-- begin --
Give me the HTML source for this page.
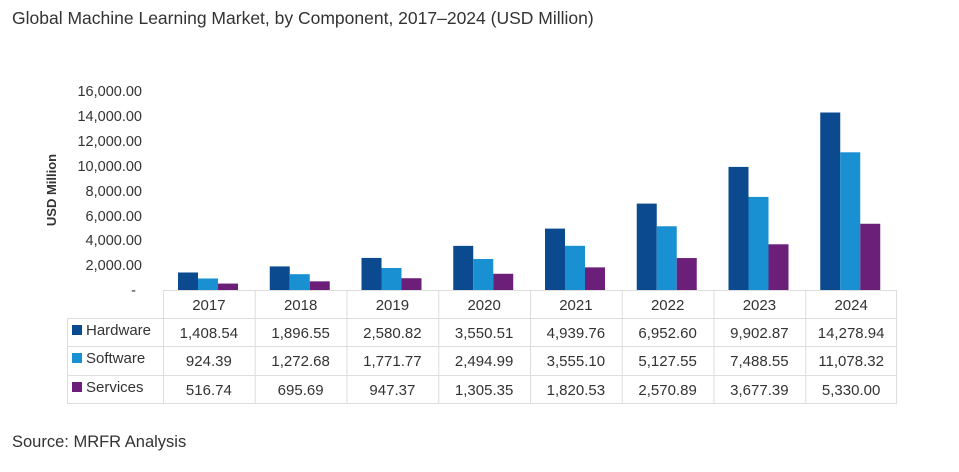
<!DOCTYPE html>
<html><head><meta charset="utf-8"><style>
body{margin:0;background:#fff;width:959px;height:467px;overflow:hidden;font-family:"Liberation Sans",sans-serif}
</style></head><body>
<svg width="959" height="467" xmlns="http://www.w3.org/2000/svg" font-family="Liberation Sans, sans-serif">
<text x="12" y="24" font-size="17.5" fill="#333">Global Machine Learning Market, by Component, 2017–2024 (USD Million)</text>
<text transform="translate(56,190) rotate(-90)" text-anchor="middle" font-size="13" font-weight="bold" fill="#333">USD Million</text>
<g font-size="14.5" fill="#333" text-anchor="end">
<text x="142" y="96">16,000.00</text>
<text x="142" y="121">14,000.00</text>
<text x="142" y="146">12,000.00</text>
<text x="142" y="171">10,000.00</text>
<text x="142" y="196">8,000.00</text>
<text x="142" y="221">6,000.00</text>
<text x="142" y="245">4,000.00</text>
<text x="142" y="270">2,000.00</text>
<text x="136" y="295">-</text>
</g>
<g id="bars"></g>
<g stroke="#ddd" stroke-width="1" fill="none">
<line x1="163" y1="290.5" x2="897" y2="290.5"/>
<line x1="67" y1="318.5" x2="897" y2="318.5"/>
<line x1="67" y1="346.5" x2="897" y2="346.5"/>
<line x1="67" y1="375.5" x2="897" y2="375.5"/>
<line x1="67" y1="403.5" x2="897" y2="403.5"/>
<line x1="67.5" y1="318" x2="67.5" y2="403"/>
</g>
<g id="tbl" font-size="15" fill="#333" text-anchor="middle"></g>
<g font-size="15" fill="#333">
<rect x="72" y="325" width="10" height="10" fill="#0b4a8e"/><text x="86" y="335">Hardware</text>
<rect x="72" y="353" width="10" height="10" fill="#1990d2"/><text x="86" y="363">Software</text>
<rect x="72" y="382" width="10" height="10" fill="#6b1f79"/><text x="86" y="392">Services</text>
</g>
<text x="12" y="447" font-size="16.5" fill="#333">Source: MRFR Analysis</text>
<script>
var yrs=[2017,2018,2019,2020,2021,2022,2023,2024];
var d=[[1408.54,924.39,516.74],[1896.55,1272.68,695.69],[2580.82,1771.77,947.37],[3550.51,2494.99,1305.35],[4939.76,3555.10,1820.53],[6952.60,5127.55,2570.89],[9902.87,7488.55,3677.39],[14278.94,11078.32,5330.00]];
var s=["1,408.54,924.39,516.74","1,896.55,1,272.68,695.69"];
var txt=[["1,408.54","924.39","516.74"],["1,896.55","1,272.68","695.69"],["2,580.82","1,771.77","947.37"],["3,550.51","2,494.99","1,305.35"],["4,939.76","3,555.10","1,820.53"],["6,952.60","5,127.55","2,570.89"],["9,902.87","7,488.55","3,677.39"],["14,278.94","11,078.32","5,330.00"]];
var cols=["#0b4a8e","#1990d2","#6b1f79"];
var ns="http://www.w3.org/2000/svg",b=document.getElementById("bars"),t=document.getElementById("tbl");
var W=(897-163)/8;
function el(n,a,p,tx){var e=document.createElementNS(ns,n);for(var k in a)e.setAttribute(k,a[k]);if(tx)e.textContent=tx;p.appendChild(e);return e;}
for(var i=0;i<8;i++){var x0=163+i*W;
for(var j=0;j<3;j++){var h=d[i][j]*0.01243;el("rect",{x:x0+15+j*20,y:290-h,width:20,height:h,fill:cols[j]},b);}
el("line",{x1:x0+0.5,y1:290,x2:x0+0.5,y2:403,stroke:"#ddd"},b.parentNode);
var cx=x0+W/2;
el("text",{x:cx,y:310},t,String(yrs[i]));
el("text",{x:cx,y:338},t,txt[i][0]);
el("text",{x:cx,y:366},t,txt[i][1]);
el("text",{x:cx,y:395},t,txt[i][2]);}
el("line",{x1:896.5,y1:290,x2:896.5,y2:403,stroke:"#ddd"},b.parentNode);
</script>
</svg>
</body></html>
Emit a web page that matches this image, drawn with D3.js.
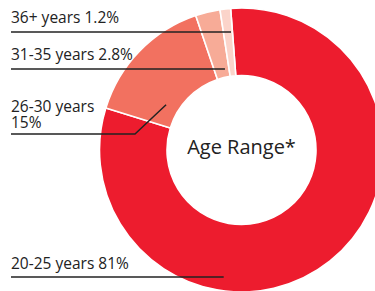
-- end --
**STATED GOAL**
Reproduce the material above in full, exactly, with no images.

**RIGHT ANSWER**
Give me the HTML source for this page.
<!DOCTYPE html>
<html><head><meta charset="utf-8"><style>
body{margin:0;background:#fff;width:959px;height:467px;overflow:hidden;font-family:"Liberation Sans",sans-serif}
</style></head><body>
<svg width="959" height="467" xmlns="http://www.w3.org/2000/svg" font-family="Liberation Sans, sans-serif">
<text x="12" y="24" font-size="17.5" fill="#333">Global Machine Learning Market, by Component, 2017–2024 (USD Million)</text>
<text transform="translate(56,190) rotate(-90)" text-anchor="middle" font-size="13" font-weight="bold" fill="#333">USD Million</text>
<g font-size="14.5" fill="#333" text-anchor="end">
<text x="142" y="96">16,000.00</text>
<text x="142" y="121">14,000.00</text>
<text x="142" y="146">12,000.00</text>
<text x="142" y="171">10,000.00</text>
<text x="142" y="196">8,000.00</text>
<text x="142" y="221">6,000.00</text>
<text x="142" y="245">4,000.00</text>
<text x="142" y="270">2,000.00</text>
<text x="136" y="295">-</text>
</g>
<g id="bars"></g>
<g stroke="#ddd" stroke-width="1" fill="none">
<line x1="163" y1="290.5" x2="897" y2="290.5"/>
<line x1="67" y1="318.5" x2="897" y2="318.5"/>
<line x1="67" y1="346.5" x2="897" y2="346.5"/>
<line x1="67" y1="375.5" x2="897" y2="375.5"/>
<line x1="67" y1="403.5" x2="897" y2="403.5"/>
<line x1="67.5" y1="318" x2="67.5" y2="403"/>
</g>
<g id="tbl" font-size="15" fill="#333" text-anchor="middle"></g>
<g font-size="15" fill="#333">
<rect x="72" y="325" width="10" height="10" fill="#0b4a8e"/><text x="86" y="335">Hardware</text>
<rect x="72" y="353" width="10" height="10" fill="#1990d2"/><text x="86" y="363">Software</text>
<rect x="72" y="382" width="10" height="10" fill="#6b1f79"/><text x="86" y="392">Services</text>
</g>
<text x="12" y="447" font-size="16.5" fill="#333">Source: MRFR Analysis</text>
<script>
var yrs=[2017,2018,2019,2020,2021,2022,2023,2024];
var d=[[1408.54,924.39,516.74],[1896.55,1272.68,695.69],[2580.82,1771.77,947.37],[3550.51,2494.99,1305.35],[4939.76,3555.10,1820.53],[6952.60,5127.55,2570.89],[9902.87,7488.55,3677.39],[14278.94,11078.32,5330.00]];
var s=["1,408.54,924.39,516.74","1,896.55,1,272.68,695.69"];
var txt=[["1,408.54","924.39","516.74"],["1,896.55","1,272.68","695.69"],["2,580.82","1,771.77","947.37"],["3,550.51","2,494.99","1,305.35"],["4,939.76","3,555.10","1,820.53"],["6,952.60","5,127.55","2,570.89"],["9,902.87","7,488.55","3,677.39"],["14,278.94","11,078.32","5,330.00"]];
var cols=["#0b4a8e","#1990d2","#6b1f79"];
var ns="http://www.w3.org/2000/svg",b=document.getElementById("bars"),t=document.getElementById("tbl");
var W=(897-163)/8;
function el(n,a,p,tx){var e=document.createElementNS(ns,n);for(var k in a)e.setAttribute(k,a[k]);if(tx)e.textContent=tx;p.appendChild(e);return e;}
for(var i=0;i<8;i++){var x0=163+i*W;
for(var j=0;j<3;j++){var h=d[i][j]*0.01243;el("rect",{x:x0+15+j*20,y:290-h,width:20,height:h,fill:cols[j]},b);}
el("line",{x1:x0+0.5,y1:290,x2:x0+0.5,y2:403,stroke:"#ddd"},b.parentNode);
var cx=x0+W/2;
el("text",{x:cx,y:310},t,String(yrs[i]));
el("text",{x:cx,y:338},t,txt[i][0]);
el("text",{x:cx,y:366},t,txt[i][1]);
el("text",{x:cx,y:395},t,txt[i][2]);}
el("line",{x1:896.5,y1:290,x2:896.5,y2:403,stroke:"#ddd"},b.parentNode);
</script>
</svg>
</body></html>
Emit a web page that matches this image, drawn with D3.js.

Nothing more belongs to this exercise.